Review of Vendetta

Law & Order: Vendetta (2004)
Season 14, Episode 21
Sing Sing: Not A Rose Garden.
10 October 2011
Warning: Spoilers
A man recently released from the pen after many years bashes another guy's head in during a bar room brawl. His lawyer -- a kind of Barry Schenk -- claims that if the killer hadn't spent so much time in the slams he wouldn't have developed this violent reflex.

The case gets complicated when it develops that the defendant was framed for the earlier crime by a cop who wanted to see justice done. In other words, the defendant seems guilty of the murder only because he was unjustly sent up the river years earlier. Survival in Sing Sing depends on the ability to quickly defend one's self without thinking. Therefore, how can it be his fault? It's an interesting question. The writers weasel out of answering it by exposing the defendant's history of violence prior to his conviction for the earlier crime. In fact, they pin the guilt on him for a pre-pen murder.

It would be more interesting if the guy's pre-Sing Sing past had been pristine, but it would have been a tougher job for the writers to handle, with no satisfyingly neat ending in the offing.

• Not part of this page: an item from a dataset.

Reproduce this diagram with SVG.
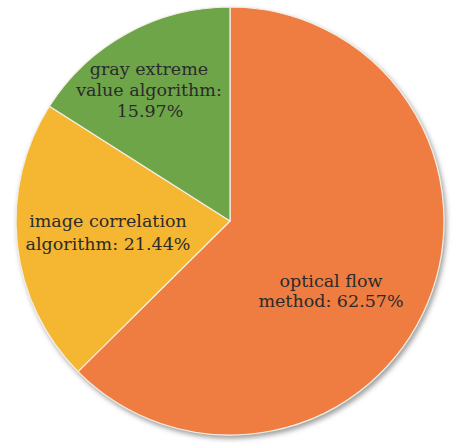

The writers probably didn't know this but social psychologists studying what's called "personal space" -- that is, the invisible sheath around our bodies that we consider our own territory -- is larger in prison inmates than among civilians. If anyone wants to bother looking up this study of the "body buffer zone", the author is A. F. Kinzel and the article appeared in the American Journal of Psychiatry in 1970.

The cop who framed the defendant would be an interesting subject for a story himself, but I won't get into it here.